Callaway Apex irons

Apex irons, the venerable name long linked to Ben Hogan Co., soon will be resurrected as a Callaway reincarnation.

Callaway Golf sold the Ben Hogan brand to apparel giant Perry Ellis in 2012, but it kept certain trademarks associated with Ben Hogan golf equipment, including Apex.

Now comes the new forged Callaway Apex iron, earmarked for the “distance forged iron” category. 

The lofts of the Apex are stronger than those of traditional forged irons. However, the flight trajectory also is higher, thanks to the cavity-back design and the ultra-thin face made of 455 Carpenter steel. This is the same material used in Callaway’s X Hot fairway woods, which have gained a reputation for their length.

The face is welded into the iron and, at impact, the ball “seems to jump off the face but is very consistent in the distance it flies,” said Luke Williams, Callaway’s global director of woods and irons, insisting that the Apex has resolved the flaw of many thin-faced irons: lack of distance control.

Such advances and a bit of nostalgia have raised Callaway’s expectations for the new iron.

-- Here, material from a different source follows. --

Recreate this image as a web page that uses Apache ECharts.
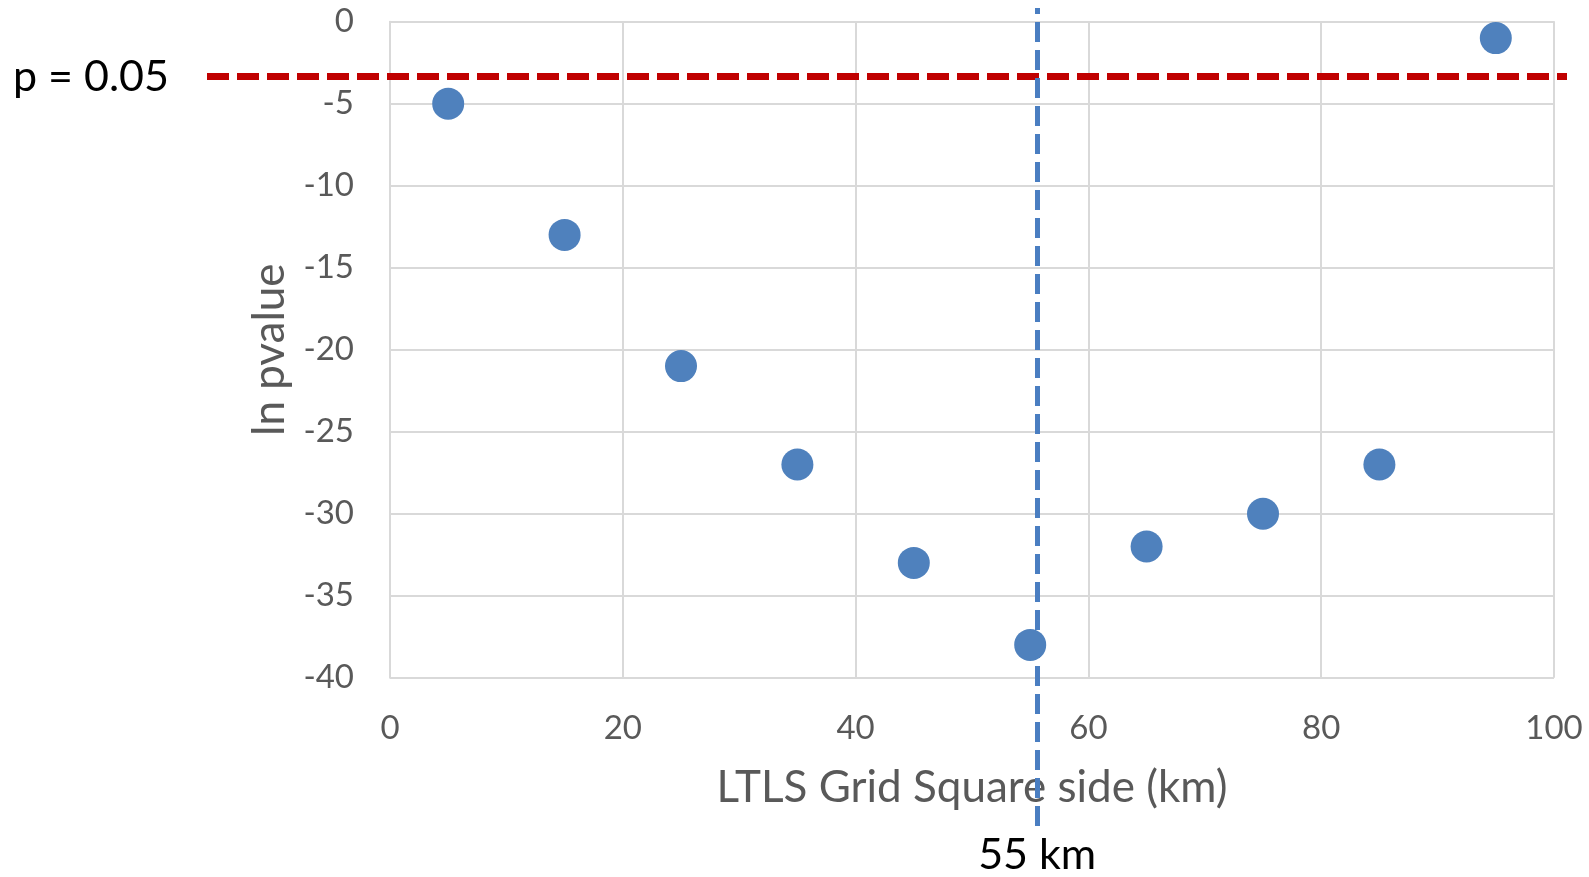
<!DOCTYPE html>
<html><head><meta charset="utf-8">
<script src="https://cdn.jsdelivr.net/npm/echarts@6/dist/echarts.min.js"></script>
<style>html,body{margin:0;padding:0;background:#fff}#c{width:1589px;height:877px}</style>
</head><body><div id="c"></div>
<script>
const gridSide = [5, 15, 25, 35, 45, 55, 65, 75, 85, 95];
const lnPvalue = [-5, -13, -21, -27, -33, -38, -32, -30, -27, -1];
const pThreshold = -3.35;
const pLabel = 'p = 0.05';
const optimumSide = 55.6;
const optimumLabel = '55 km';
const xTitle = 'LTLS Grid Square side (km)';
const yTitle = 'ln pvalue';

const FONT = 'Lato';
const grey = '#595959';
const gridCol = '#d9d9d9';
const chart = echarts.init(document.getElementById('c'));
const hiddenX = (gi) => ({gridIndex: gi, type: 'value', min: 0, max: 100, show: false});
const hiddenY = (gi) => ({gridIndex: gi, type: 'value', min: -40, max: 0, show: false});
chart.setOption({
  animation: false,
  textStyle: {fontFamily: FONT},
  grid: [
    {left: 390, right: 35, top: 21.7, bottom: 199.3},
    {left: 207, right: 22, top: 21.7, bottom: 199.3},
    {left: 390, right: 35, top: 8, bottom: 51}
  ],
  xAxis: [
    {gridIndex: 0, type: 'value', min: 0, max: 100, interval: 20,
     name: xTitle, nameLocation: 'middle', nameGap: 88,
     nameTextStyle: {fontSize: 44, color: grey, fontFamily: FONT},
     axisLine: {show: true, lineStyle: {color: gridCol, width: 2}},
     axisTick: {show: false},
     axisLabel: {fontSize: 33, color: grey, margin: 34, fontFamily: FONT},
     splitLine: {show: true, lineStyle: {color: gridCol, width: 2}}},
    hiddenX(1), hiddenX(2)
  ],
  yAxis: [
    {gridIndex: 0, type: 'value', min: -40, max: 0, interval: 5,
     name: yTitle, nameLocation: 'middle', nameGap: 98, nameRotate: 90,
     nameTextStyle: {fontSize: 44, color: grey, fontFamily: FONT},
     axisLine: {show: true, lineStyle: {color: gridCol, width: 2}},
     axisTick: {show: false},
     axisLabel: {fontSize: 33, color: grey, margin: 36, fontFamily: FONT},
     splitLine: {show: true, lineStyle: {color: gridCol, width: 2}}},
    hiddenY(1), hiddenY(2)
  ],
  series: [
    {type: 'scatter', xAxisIndex: 0, yAxisIndex: 0, symbolSize: 32,
     itemStyle: {color: '#4F81BD', opacity: 1},
     data: gridSide.map((x, i) => [x, lnPvalue[i]]), z: 5},
    {type: 'line', xAxisIndex: 1, yAxisIndex: 1, data: [], z: 4,
     markLine: {silent: true, symbol: ['none', 'none'],
       lineStyle: {color: '#C00000', width: 7, type: [22, 8]},
       label: {show: true, position: 'start', distance: 38, formatter: pLabel,
               fontSize: 43, color: '#000', fontFamily: FONT},
       data: [{yAxis: pThreshold}]}},
    {type: 'line', xAxisIndex: 2, yAxisIndex: 2, data: [], z: 6,
     markLine: {silent: true, symbol: ['none', 'none'],
       lineStyle: {color: '#4A7EC1', width: 5, type: [20, 8]},
       label: {show: true, position: 'start', distance: 8, formatter: optimumLabel,
               fontSize: 43, color: '#000', fontFamily: FONT},
       data: [{xAxis: optimumSide}]}}
  ]
});
</script></body></html>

“Apex is a name that resonates with a lot of people,” Williams said. “There will be players who never felt they had the ability to play a forged iron, but they will buy this one.” 

The body is made of 1020 forged carbon steel. The 3-, 4- and 5-irons have tungsten weights in the sole to lower the center of gravity and produce higher shots. The weights are not needed in the rest of the irons because Callaway engineers were able to place the CG where they wanted it without tungsten.

Stock shafts include the True Temper XP95 in steel (eight irons, $1,099) and the UST Mamiya Recoil in graphite (eight irons, $1,299). The Apex irons will be at retail Dec. 6.

An Apex Pro version, with a slightly smaller head, will be available later in January. “It is still a distance forged iron,” Williams said. “I expect it (the Pro version) to be our most popular iron on Tour next year.”